Normal sezonu liderlikle tamamlamış bir ekip için playoffta Darüşşafaka Doğuş’la karşılaşmak pek de büyük bir hediye sayılmaz. Sezon başında çok daha yukarılarda olması beklenen Daçka, ilk sekize kendini son hafta aldığı Kızılyıldız galibiyetiyle atmış olsa bile çok kaliteli oyunculara ve tecrübeli bir koça sahipti.
Serinin ilk maçını izlemeyen biri skora bakarak farklı düşüncülere kapılabilir ancak Real Madrid sahasındaki o maçın büyük bölümünde çok zorlandı. David Blatt’ın teknik hazırlığı ve sürprizleri sebebiyle istediklerini bir türlü gerçekleştiremeyen eflatun beyazlılar, Darüşşafaka’nın son üç dakikada yaptığı acemice hatalar sonucu 83-75 kazanmayı başardı. Ancak sahadaki oyun endişe vericiydi.
İkinci maçta endişeler yerini buldu.

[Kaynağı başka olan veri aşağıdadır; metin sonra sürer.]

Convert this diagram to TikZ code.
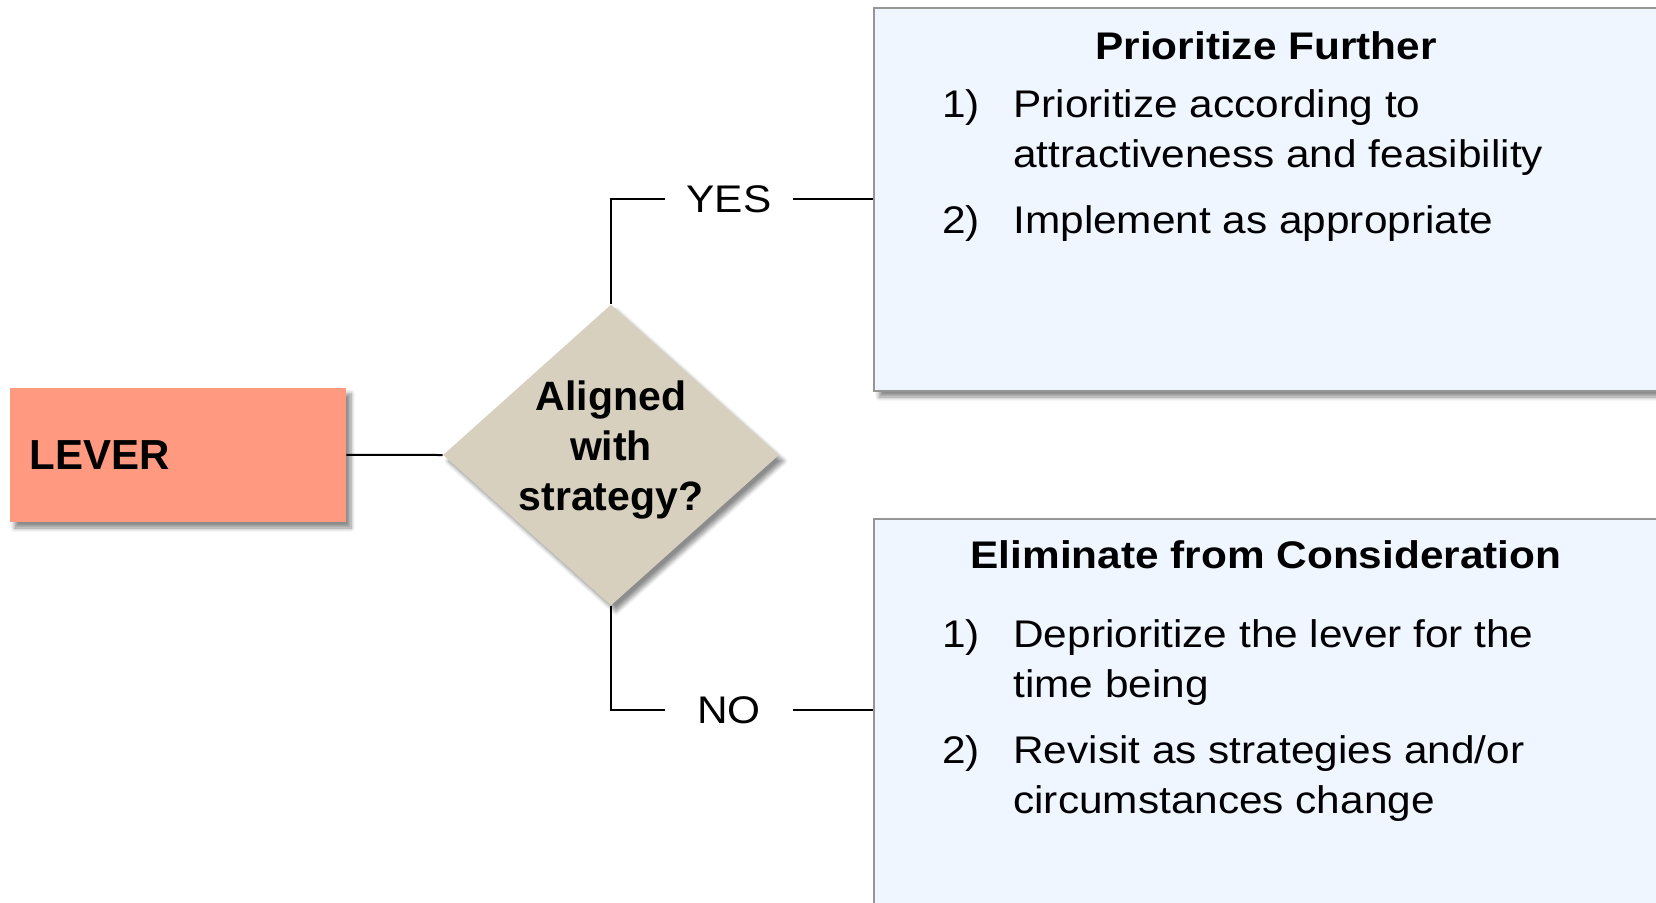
\documentclass[tikz,border=0pt]{standalone}
\usepackage{fontspec}
\setmainfont{Liberation Sans}
\newfontfamily\boxfont[FakeStretch=1.1]{Liberation Sans}
\usetikzlibrary{shapes.geometric,shadows.blur}

\definecolor{leverfill}{RGB}{255,154,128}
\definecolor{decisionfill}{RGB}{215,208,190}
\definecolor{outcomefill}{RGB}{239,246,255}
\definecolor{outcomeborder}{RGB}{150,150,150}

\tikzset{
  softshadow/.style={blur shadow={shadow xshift=2.5pt, shadow yshift=-3pt,
      shadow blur radius=2pt, shadow blur steps=6, shadow opacity=45}},
  leverbox/.style={rectangle, fill=leverfill, draw=none, softshadow,
      minimum width=168.25pt, minimum height=67.25pt, inner xsep=10pt,
      text width=148.25pt, align=left,
      font=\bfseries\fontsize{21pt}{25pt}\selectfont},
  decision/.style={diamond, fill=decisionfill, draw=none, softshadow,
      minimum width=168pt, minimum height=150.5pt, inner sep=0pt},
  decisiontext/.style={anchor=base, inner sep=0pt,
      font=\bfseries\fontsize{20.5pt}{25pt}\selectfont},
  outcome/.style={rectangle, fill=outcomefill, draw=outcomeborder,
      line width=1pt, softshadow, minimum width=413pt, inner sep=0pt},
  outcometitle/.style={anchor=base, inner sep=0pt,
      font=\boxfont\bfseries\fontsize{19.25pt}{25pt}\selectfont},
  itemnum/.style={anchor=base west, inner sep=0pt,
      font=\boxfont\fontsize{19.25pt}{25pt}\selectfont},
  itemtext/.style={anchor=base west, inner sep=0pt,
      font=\boxfont\fontsize{19.25pt}{25pt}\selectfont},
  branchlabel/.style={inner xsep=0pt, inner ysep=0pt, minimum width=64pt,
      text height=13.9pt, text depth=0pt,
      font=\boxfont\fontsize{19.25pt}{25pt}\selectfont},
  connector/.style={draw=black, line width=1pt},
}

\begin{document}
\begin{tikzpicture}[x=0.5pt, y=-0.5pt]
\useasboundingbox (0,0) rectangle (1656,902);
\clip (0,0) rectangle (1656,902);

% outcome panels (they run past the right and bottom edges)
\node[outcome, minimum height=191.75pt] (top) at (1287,199.25) {};
\node[outcome, minimum height=210.75pt] (bottom) at (1287,729.25) {};

% starting lever and the decision
\node[leverbox] (lever) at (177.75,454.75) {LEVER};
\node[decision] (dia) at (611,455) {};
\node[decisiontext] (diatext) at (611,410)
  {\begin{tabular}[t]{@{}c@{}}Aligned\\ with\\ strategy?\end{tabular}};

% branch labels
\node[branchlabel] (yes) at (729,199) {YES};
\node[branchlabel] (no) at (729,710) {NO};

% connectors
\draw[connector] (lever.east) -- (dia.west);
\draw[connector] (dia.north) |- (yes.west);
\draw[connector] (yes.east) -- (yes.east -| top.west);
\draw[connector] (dia.south) |- (no.west);
\draw[connector] (no.east) -- (no.east -| bottom.west);

% upper panel text
\node[outcometitle] (toptitle) at (1266,59) {Prioritize Further};
\node[itemnum] (topn1) at (942,117) {1)};
\node[itemtext] (topt1) at (1013,117)
  {\begin{tabular}[t]{@{}l@{}}Prioritize according to\\ attractiveness and feasibility\end{tabular}};
\node[itemnum] (topn2) at (942,233) {2)};
\node[itemtext] (topt2) at (1013,233) {Implement as appropriate};

% lower panel text
\node[outcometitle] (bottomtitle) at (1266,568) {Eliminate from Consideration};
\node[itemnum] (botn1) at (942,647) {1)};
\node[itemtext] (bott1) at (1013,647)
  {\begin{tabular}[t]{@{}l@{}}Deprioritize the lever for the\\ time being\end{tabular}};
\node[itemnum] (botn2) at (942,763) {2)};
\node[itemtext] (bott2) at (1013,763)
  {\begin{tabular}[t]{@{}l@{}}Revisit as strategies and/or\\ circumstances change\end{tabular}};
\end{tikzpicture}
\end{document}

Bradley Wanamaker ve Ante Zizic’in harika performanslarıyla Daçka, serinin ikinci maçını çalmayı başardı ve saha avantajını lehine çevirdi. İlk karşılaşmanın senaryosunu da düşününce Real Madrid ucuz kurtulmuştu. Seri, İstanbul’a 2-0 Daçka üstünlüğüyle gelebilirdi.
David Blatt’ı bir kenara bırakırsak Darüşşafaka Doğuş hem organizasyon hem de kadro olarak playoffa hayli yabancıydı. Real Madrid’de ise EuroLeague şampiyonluğu yaşayan çekirdeğin yanı sıra playoff ve Final Four tecrübesi yaşamış birçok oyuncu bulunuyordu. Deplasmanlardaki maçlarda deneyimini konuşturan Real Madrid, seriyi 3-1 kazanarak İstanbul vizesini İstanbul sınırları içinde aldı.